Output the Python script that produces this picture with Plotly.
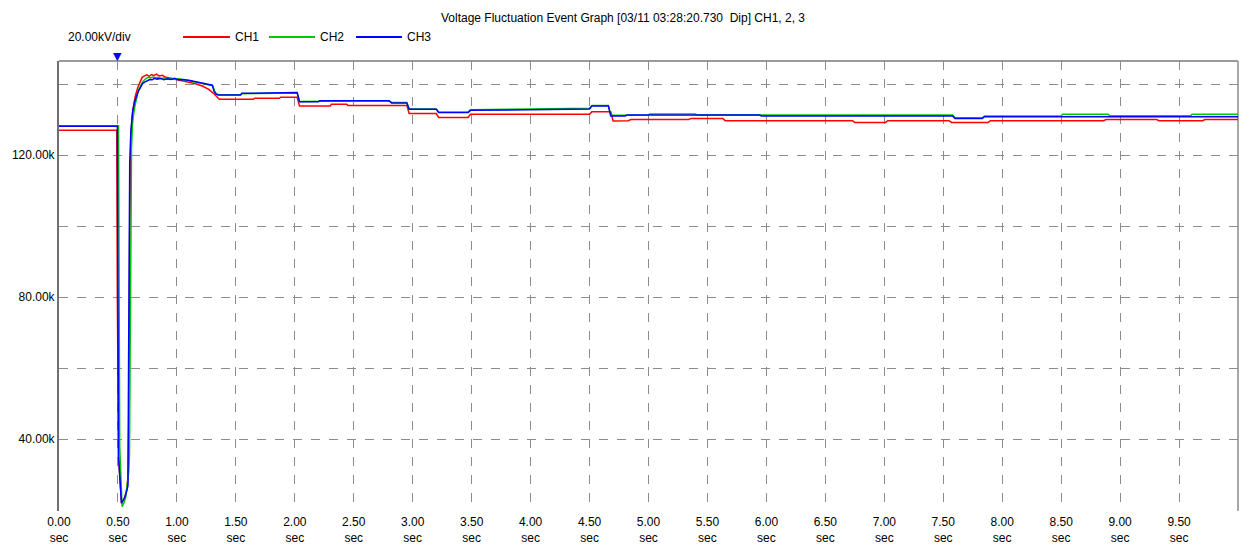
import plotly.graph_objects as go

# ---------------- data (kV vs seconds) ----------------
t_ch1 = [0.00, 0.490, 0.495, 0.505, 0.530, 0.550, 0.570, 0.585, 0.592, 0.600, 0.610, 0.620, 0.635, 0.650,
         0.670, 0.690, 0.705, 0.725, 0.745, 0.765, 0.785, 0.805, 0.825, 0.850, 0.875, 0.900, 0.940, 0.980,
         1.020, 1.060, 1.100, 1.160, 1.220, 1.270, 1.310, 1.340, 1.360, 1.650, 1.660, 1.870, 1.880, 2.020,
         2.040, 2.300, 2.310, 2.440, 2.450, 2.950, 2.970, 3.200, 3.220, 3.470, 3.490, 4.500, 4.520, 4.680,
         4.700, 4.830, 4.850, 5.340, 5.360, 5.630, 5.650, 6.730, 6.750, 7.010, 7.030, 7.550, 7.570, 7.880,
         7.900, 8.860, 8.880, 9.310, 9.330, 9.700, 9.720, 10.0]
v_ch1 = [127.0, 127.0, 80.0, 35.0, 22.0, 23.0, 25.0, 29.0, 45.0, 100.0, 125.0, 130.5, 134.5, 137.0,
         139.2, 141.0, 141.9, 142.3, 142.6, 142.2, 142.7, 142.4, 142.8, 142.3, 142.5, 142.0, 141.7, 141.3,
         141.0, 140.9, 140.6, 140.1, 139.4, 138.5, 137.4, 136.2, 135.7, 135.7, 136.0, 136.0, 136.3, 136.3,
         133.8, 133.8, 134.3, 134.3, 134.0, 134.0, 131.7, 131.7, 130.6, 130.6, 131.5, 131.5, 132.2, 132.2,
         129.6, 129.7, 130.0, 130.0, 130.3, 130.3, 129.7, 129.7, 129.2, 129.2, 129.7, 129.7, 129.2, 129.2,
         129.7, 129.7, 130.0, 130.0, 129.7, 129.7, 130.0, 130.0]

t_ch2 = [0.00, 0.505, 0.510, 0.515, 0.535, 0.550, 0.565, 0.580, 0.592, 0.598, 0.605, 0.615, 0.622, 0.630,
         0.645, 0.660, 0.675, 0.695, 0.715, 0.735, 0.755, 0.775, 0.795, 0.815, 0.835, 0.865, 0.895, 0.925,
         0.955, 0.985, 1.015, 1.055, 1.105, 1.155, 1.205, 1.255, 1.305, 1.320, 1.335, 1.355, 1.540, 1.550,
         1.720, 1.730, 2.020, 2.040, 2.200, 2.210, 2.800, 2.820, 2.950, 2.970, 3.200, 3.220, 3.470, 3.490,
         4.000, 4.500, 4.520, 4.660, 4.680, 4.800, 4.820, 5.000, 5.010, 5.400, 5.410, 7.580, 7.600, 7.830,
         7.850, 8.500, 8.510, 8.900, 8.910, 9.600, 9.610, 10.0]
v_ch2 = [128.3, 128.3, 80.0, 38.0, 21.0, 22.0, 23.5, 27.0, 31.0, 36.0, 80.0, 122.0, 128.0, 131.0,
         134.0, 136.5, 138.3, 139.8, 140.9, 141.5, 141.9, 141.7, 142.0, 141.7, 141.9, 141.5, 141.8, 141.4,
         141.6, 141.3, 141.5, 141.2, 141.0, 140.6, 140.2, 139.9, 139.5, 138.0, 137.3, 137.0, 137.0, 137.3,
         137.3, 137.5, 137.5, 135.1, 135.1, 135.3, 135.3, 134.8, 134.8, 133.0, 133.0, 132.1, 132.1, 132.8,
         133.1, 133.2, 134.0, 134.0, 131.2, 131.2, 131.3, 131.3, 131.6, 131.6, 131.3, 131.3, 130.5, 130.5,
         131.0, 131.0, 131.5, 131.5, 131.1, 131.1, 131.5, 131.5]

t_ch3 = [0.00, 0.495, 0.500, 0.505, 0.530, 0.545, 0.560, 0.575, 0.585, 0.590, 0.600, 0.610, 0.616, 0.625,
         0.640, 0.655, 0.670, 0.690, 0.710, 0.730, 0.750, 0.770, 0.790, 0.810, 0.830, 0.860, 0.890, 0.920,
         0.950, 0.980, 1.010, 1.050, 1.100, 1.150, 1.200, 1.250, 1.300, 1.315, 1.330, 1.350, 1.540, 1.550,
         1.720, 1.730, 2.020, 2.040, 2.200, 2.210, 2.800, 2.820, 2.950, 2.970, 3.200, 3.220, 3.470, 3.490,
         4.000, 4.500, 4.520, 4.660, 4.680, 4.800, 4.820, 5.940, 5.960, 7.580, 7.600, 7.830, 7.850, 10.0]
v_ch3 = [128.1, 128.1, 80.0, 35.0, 22.0, 22.8, 23.8, 25.5, 27.0, 60.0, 118.0, 127.0, 130.4, 132.5,
         134.8, 136.4, 137.8, 139.0, 140.2, 140.6, 141.0, 141.3, 141.2, 141.6, 141.4, 141.6, 141.2, 141.5,
         141.3, 141.6, 141.2, 141.3, 141.1, 140.8, 140.5, 140.1, 139.7, 138.0, 137.2, 136.9, 136.9, 137.4,
         137.4, 137.6, 137.6, 135.0, 135.0, 135.3, 135.3, 134.7, 134.7, 132.9, 132.9, 132.0, 132.0, 132.6,
         132.8, 133.0, 133.8, 133.8, 131.0, 131.0, 131.3, 131.3, 131.0, 131.0, 130.3, 130.3, 130.8, 130.8]

series_names = ["CH1", "CH2", "CH3"]
series_colors = ["#FF0000", "#00C800", "#0000FF"]

x_tickvals = [0.0, 0.5, 1.0, 1.5, 2.0, 2.5, 3.0, 3.5, 4.0, 4.5, 5.0, 5.5, 6.0, 6.5, 7.0, 7.5, 8.0, 8.5, 9.0, 9.5]
x_ticktext = ["0.00", "0.50", "1.00", "1.50", "2.00", "2.50", "3.00", "3.50", "4.00", "4.50",
              "5.00", "5.50", "6.00", "6.50", "7.00", "7.50", "8.00", "8.50", "9.00", "9.50"]
y_tickvals = [20, 40, 60, 80, 100, 120, 140]
y_ticktext = ["", "40.00k", "", "80.00k", "", "120.00k", ""]

trigger_time = [0.5]

title_text = "Voltage Fluctuation Event Graph [03/11 03:28:20.730  Dip] CH1, 2, 3"
scale_text = "20.00kV/div"

# ---------------- figure ----------------
FONT = "Liberation Sans, Arial, sans-serif"
fig = go.Figure()

for t, v, name, col in zip([t_ch1, t_ch2, t_ch3], [v_ch1, v_ch2, v_ch3], series_names, series_colors):
    fig.add_trace(go.Scatter(x=t, y=v, mode="lines", name=name,
                             line=dict(color=col, width=1.5), showlegend=False))

W, H = 1260, 545
L, R, T, B = 59, 22, 61, 34
pw, ph = W - L - R, H - T - B


def px(x):
    return (x - L) / pw


def py(y):
    return (H - B - y) / ph


annotations = [
    dict(text=title_text, x=px(623), y=py(18), xref="paper", yref="paper",
         xanchor="center", yanchor="middle", showarrow=False,
         font=dict(family=FONT, size=12, color="#000000")),
    dict(text=scale_text, x=px(66), y=py(37), xref="paper", yref="paper",
         xanchor="left", yanchor="middle", showarrow=False,
         font=dict(family=FONT, size=12, color="#000000")),
    # trigger marker
    dict(text="\u25BC", x=trigger_time[0], y=py(57), xref="x", yref="paper",
         xanchor="center", yanchor="middle", showarrow=False,
         font=dict(family="DejaVu Sans", size=11, color="#0000FF")),
]
shapes = []
leg_x = [(183, 230, 233), (269, 315, 318), (356, 402, 405)]
for (x0, x1, xt), name, col in zip(leg_x, series_names, series_colors):
    shapes.append(dict(type="line", xref="paper", yref="paper", x0=px(x0), x1=px(x1),
                       y0=py(37), y1=py(37), line=dict(color=col, width=2)))
    annotations.append(dict(text=name, x=px(xt), y=py(37), xref="paper", yref="paper",
                            xanchor="left", yanchor="middle", showarrow=False,
                            font=dict(family=FONT, size=12, color="#000000")))

# frame: top and right borders
shapes.append(dict(type="line", xref="paper", yref="paper", x0=0, x1=1, y0=1, y1=1,
                   line=dict(color="#9a9a9a", width=2), layer="below"))
shapes.append(dict(type="line", xref="paper", yref="paper", x0=1, x1=1, y0=0, y1=1,
                   line=dict(color="#a8a8a8", width=2), layer="below"))

fig.update_layout(
    width=W, height=H,
    margin=dict(l=L, r=R, t=T, b=B, pad=0, autoexpand=False),
    paper_bgcolor="#FFFFFF", plot_bgcolor="#FFFFFF",
    font=dict(family=FONT, size=12, color="#000000"),
    annotations=annotations, shapes=shapes,
    xaxis=dict(range=[0, 10], tickmode="array", tickvals=x_tickvals,
               ticktext=[s + "<br>sec" for s in x_ticktext], automargin=False,
               showgrid=True, gridcolor="#8c8c8c", griddash="dash", gridwidth=1,
               zeroline=False, showline=False, ticks="", ticklabelstandoff=2,
               tickfont=dict(family=FONT, size=12, color="#000000")),
    yaxis=dict(range=[19.8, 146.5], tickmode="array", tickvals=y_tickvals, ticktext=y_ticktext,
               automargin=False,
               showgrid=True, gridcolor="#8c8c8c", griddash="dash", gridwidth=1,
               zeroline=False, showline=True, linecolor="#707070", linewidth=2, ticks="",
               tickfont=dict(family=FONT, size=12, color="#000000")),
)

fig.write_html("out.html", config={"displayModeBar": False},
               post_script="document.body.style.margin='0px';document.body.style.overflow='hidden';")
__________________________________________________
### What needs to be done
Every line from the top of the material above through the line with "129.7, 129.7, 130.0, 130.0, 129.7, 129.7, 130.0, 130.0]" should be duplicated exactly, please; leave out the pictures.

### Problem solution
Output the Python script that produces this picture with Plotly.
import plotly.graph_objects as go

# ---------------- data (kV vs seconds) ----------------
t_ch1 = [0.00, 0.490, 0.495, 0.505, 0.530, 0.550, 0.570, 0.585, 0.592, 0.600, 0.610, 0.620, 0.635, 0.650,
         0.670, 0.690, 0.705, 0.725, 0.745, 0.765, 0.785, 0.805, 0.825, 0.850, 0.875, 0.900, 0.940, 0.980,
         1.020, 1.060, 1.100, 1.160, 1.220, 1.270, 1.310, 1.340, 1.360, 1.650, 1.660, 1.870, 1.880, 2.020,
         2.040, 2.300, 2.310, 2.440, 2.450, 2.950, 2.970, 3.200, 3.220, 3.470, 3.490, 4.500, 4.520, 4.680,
         4.700, 4.830, 4.850, 5.340, 5.360, 5.630, 5.650, 6.730, 6.750, 7.010, 7.030, 7.550, 7.570, 7.880,
         7.900, 8.860, 8.880, 9.310, 9.330, 9.700, 9.720, 10.0]
v_ch1 = [127.0, 127.0, 80.0, 35.0, 22.0, 23.0, 25.0, 29.0, 45.0, 100.0, 125.0, 130.5, 134.5, 137.0,
         139.2, 141.0, 141.9, 142.3, 142.6, 142.2, 142.7, 142.4, 142.8, 142.3, 142.5, 142.0, 141.7, 141.3,
         141.0, 140.9, 140.6, 140.1, 139.4, 138.5, 137.4, 136.2, 135.7, 135.7, 136.0, 136.0, 136.3, 136.3,
         133.8, 133.8, 134.3, 134.3, 134.0, 134.0, 131.7, 131.7, 130.6, 130.6, 131.5, 131.5, 132.2, 132.2,
         129.6, 129.7, 130.0, 130.0, 130.3, 130.3, 129.7, 129.7, 129.2, 129.2, 129.7, 129.7, 129.2, 129.2,
         129.7, 129.7, 130.0, 130.0, 129.7, 129.7, 130.0, 130.0]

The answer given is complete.